About a year ago I decided that would be the year that I started keeping bees. I have not had a good time of it and I am going into the new year with only one hive out of the three that I started with. I harvested no honey. I spent hundreds of dollars and I am in the position where I must spend more to continue.
I had no beekeeping contacts or anyone nearby with whom I could discuss beekeeping. There are no clubs in this area. I met a local beekeeper, but he seemed skeptical that I was of the right stuff to be a beekeeper, and although I may have misjudged him, he seemed reluctant to get involved with my project. I later met someone local who has been keeping bees for a while, but she seemed to be as hit or miss about things as I was.
I read as much as I could, and I watched dozens of YouTube videos and then plunged in.
Mistake #1. I signed up for a bee package from Betterbee. This is not a bad idea, but Betterbee is about three hours drive, one way. They scheduled the bee pickup for a Saturday, which worked for me because I cannot take a day off from work. They then delayed it two weeks and the pickup was scheduled for a Thursday. I could take off an hour or two from work, but I could not take a day off to get the bees so I had to cancel (I lost my deposit). Betterbee was late in getting the bees, and then I had to search for an alternative, which made things later still.

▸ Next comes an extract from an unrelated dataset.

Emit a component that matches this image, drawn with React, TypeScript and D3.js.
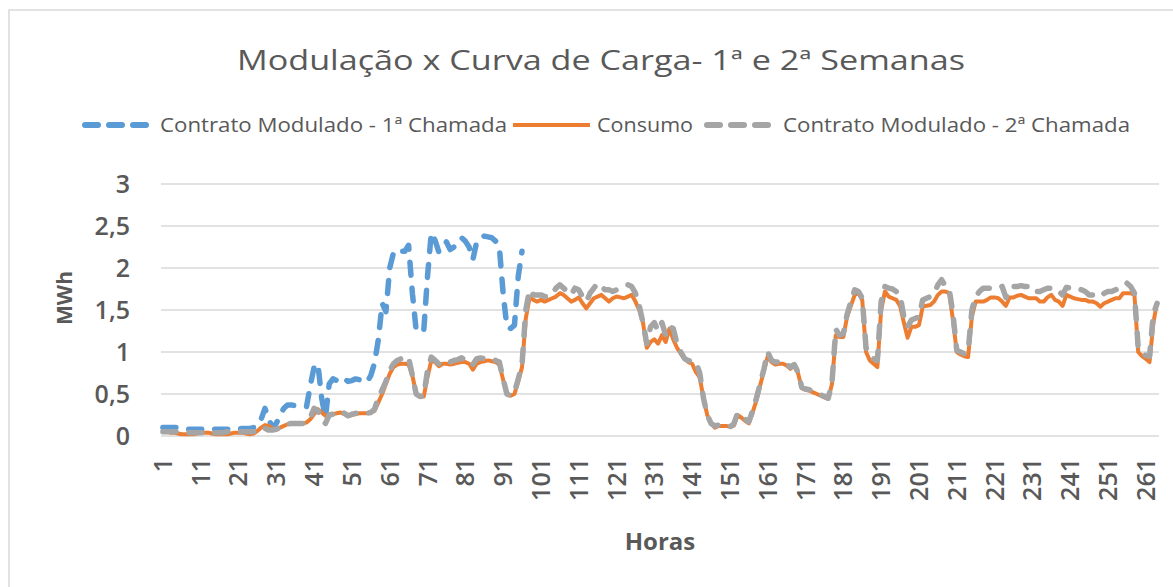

Betterbee caused me to lose a month of good bee weather. I started late and the bees suffered. This year I will join with a bunch of local beekeepers I’ve heard about, and get packages from a truck that comes up from Georgia making local stops, or else I’ll get some nucs from my Rhode Island contact if he makes a Georgia run this year.
Mistake #2. I did not buy enough woodware. I bought a “complete” package including hive, frames, bee hat, smoker and an instructional CD. I thought the single hive body was all I needed to get started. I fed my bees in the beginning and they prospered and multiplied quickly. The bees swarmed several times in May and early June. I ordered new deep hive bodies and supers from Brushy Mountain, but they took almost a month to get them to me, because of the May rush. In the meantime, I had lost time.
The bees should have been building out comb and filling up supers with honey instead they were swarming out into the wild where they surely died eventually. By the time I got the wood and put it on the hives they were done making comb and they never moved up into the supers. Only one hive made any progress (at the expense of the other hives).
Mistake #3. I put the hives too far from the house, where they could not be seen. My wife did not want bees anywhere near the house and would not let me put them where they could be seen from the windows. I put them in the back, where they could be seen by neighborhood juvenile delinquents. Kids knocked over two of the hives and one was exposed for almost a whole day before I got home from work. I fixed the hive as best I could and moved it 100 feet closer to the house, but the bees kept returning to the old location and many died.
I will reposition any new hives closer to the house and I have a camera that I will hook up to the internet to keep an eye on them.
Mistake #4. I was not careful when I added new deep boxes to one of the hives and I think I killed the queen. I added a new deep to a hive that was just one hive body and a super. This was in late June when Brushy Mountain finally sent me the three deep supers that I ordered. I found the medium supers on eBay and ordered five which arrived quickly in May, but the frames did not arrive for three weeks. I wanted to keep the medium super on top and move the deep underneath it. I lifted the medium and set it next to the hive and put the deep on, and then put the super on top. I came back and I found a clump of bees on the ground next to the hive, and I realized that I had knocked the queen out of the super and not returned her to the hive. As carefully as I could I scooped up the clump of bees with a piece of cardboard and shook it back into the hive, but I guess the queen was gone or dead by then. The hive was dead, but I didn’t know it until a couple of months later when the last of the bees died. They did not make a new queen.
Mistake #5. I did not harvest any honey. My bees did not do well, but each hive filled up at least one medium super with honey. All summer and through the Fall there was more rain than sun and the bees did poorly. I did not want to take their honey. They did not fill out their deeps with comb and, although I fed them, they did not put too much honey away. Only the first batch of medium supers that I put on in May were full of honey.
I should have taken that honey. The bees, if they were going to survive, needed much more honey than the one super. I could have sold the honey, used it as gifts, and had some proof that I had actually accomplished anything. As it was, alien bees came in the fall and cleaned out the dead hive and the weak hive, robbing all the honey. My beekeeping neighbor, about a half a mile away, must have had a good year at the expense of my hives. Next year I am taking the honey in June and to sell it at $5 a bear from the driveway. This will at least help pay for any new packages that I will have to buy in 2011.
Summary. I made lots of stupid mistakes. This was mostly because I did not know anyone who was willing to give advice to me. All the books that I read assumed a certain level of previous knowledge that I did not have. I will make similar stupid mistakes again this year, but I hope to have a better luck this time.